[BEGIN]
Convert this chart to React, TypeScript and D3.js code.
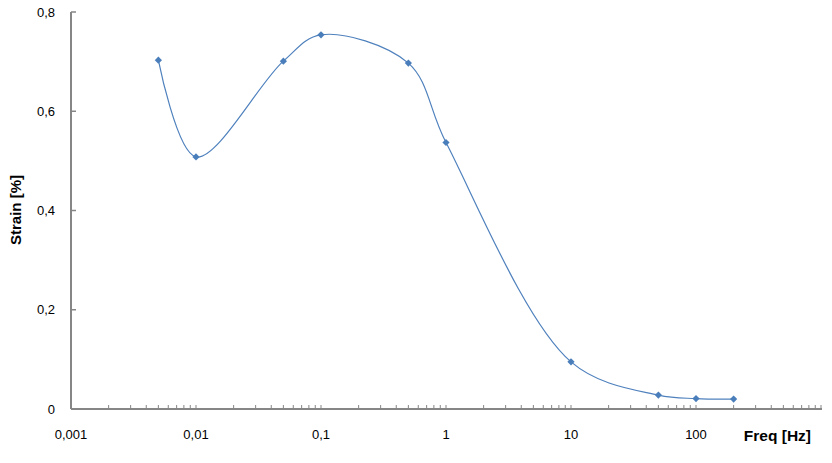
import React from "react";
import * as d3 from "d3";

const freqs = [0.005, 0.01, 0.05, 0.1, 0.5, 1, 10, 50, 100, 200];
const strain = [0.703, 0.508, 0.701, 0.754, 0.697, 0.537, 0.095, 0.028, 0.021, 0.02];
const xTickValues = [0.001, 0.01, 0.1, 1, 10, 100];
const xTickLabels = ["0,001", "0,01", "0,1", "1", "10", "100"];
const yTickValues = [0, 0.2, 0.4, 0.6, 0.8];
const yTickLabels = ["0", "0,2", "0,4", "0,6", "0,8"];

const W = 832;
const H = 463;
const left = 71;
const right = 821;
const top = 12;
const bottom = 409;

export default function App() {
  const x = d3.scaleLog().domain([0.001, 1000]).range([left, right]);
  const y = d3.scaleLinear().domain([0, 0.8]).range([bottom, top]);

  const pts: [number, number][] = freqs.map((f, i) => [x(f), y(strain[i])]);
  const line = d3.line().curve(d3.curveCatmullRom.alpha(0.5))(pts) || "";

  const minorTicks: number[] = [];
  for (let e = -3; e < 3; e++) {
    for (let m = 1; m <= 9; m++) {
      const v = m * Math.pow(10, e);
      if (v > 0.001) minorTicks.push(v);
    }
  }
  minorTicks.push(1000);

  const font = "Liberation Sans, Arial, sans-serif";
  const axisColor = "#868686";
  const diamond = d3.symbol().type(d3.symbolSquare).size(26)() || "";

  return (
    <svg
      width={W}
      height={H}
      style={{ position: "absolute", left: 0, top: 0, background: "#fff" }}
      fontFamily={font}
    >
      {/* Y axis */}
      <line x1={left} y1={top} x2={left} y2={bottom} stroke={axisColor} strokeWidth={2} />
      {yTickValues.map((v, i) => (
        <g key={"y" + i}>
          <line x1={left} x2={left + 5} y1={y(v)} y2={y(v)} stroke={axisColor} strokeWidth={1.5} />
          <text x={55} y={y(v)} dy="0.35em" textAnchor="end" fontSize={13} fill="#000">
            {yTickLabels[i]}
          </text>
        </g>
      ))}
      {/* X axis */}
      <line x1={left} y1={bottom} x2={right + 1} y2={bottom} stroke={axisColor} strokeWidth={2} />
      {minorTicks.map((v, i) => (
        <line key={"m" + i} x1={x(v)} x2={x(v)} y1={bottom} y2={bottom - 4} stroke={axisColor} strokeWidth={1} />
      ))}
      {xTickValues.map((v, i) => (
        <text key={"xl" + i} x={x(v)} y={439} textAnchor="middle" fontSize={13} fill="#000">
          {xTickLabels[i]}
        </text>
      ))}
      <text x={811} y={441} textAnchor="end" fontSize={15.5} fontWeight="bold" fill="#000">
        Freq [Hz]
      </text>
      <text
        transform={`translate(21,210) rotate(-90)`}
        textAnchor="middle"
        fontSize={15}
        fontWeight="bold"
        fill="#000"
      >
        Strain [%]
      </text>
      {/* series */}
      <path d={line} fill="none" stroke="#4F81BD" strokeWidth={1.2} />
      {pts.map((p, i) => (
        <path key={"p" + i} d={diamond} transform={`translate(${p[0]},${p[1]}) rotate(45)`} fill="#4A7EBB" />
      ))}
    </svg>
  );
}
[END]
TASK REQUIREMENTS: Copy nothing but the lines from the top of the data down to the line containing "import * as", and leave the pictures out.

EXERCISE OUTPUT:
Convert this chart to React, TypeScript and D3.js code.
import React from "react";
import * as d3 from "d3";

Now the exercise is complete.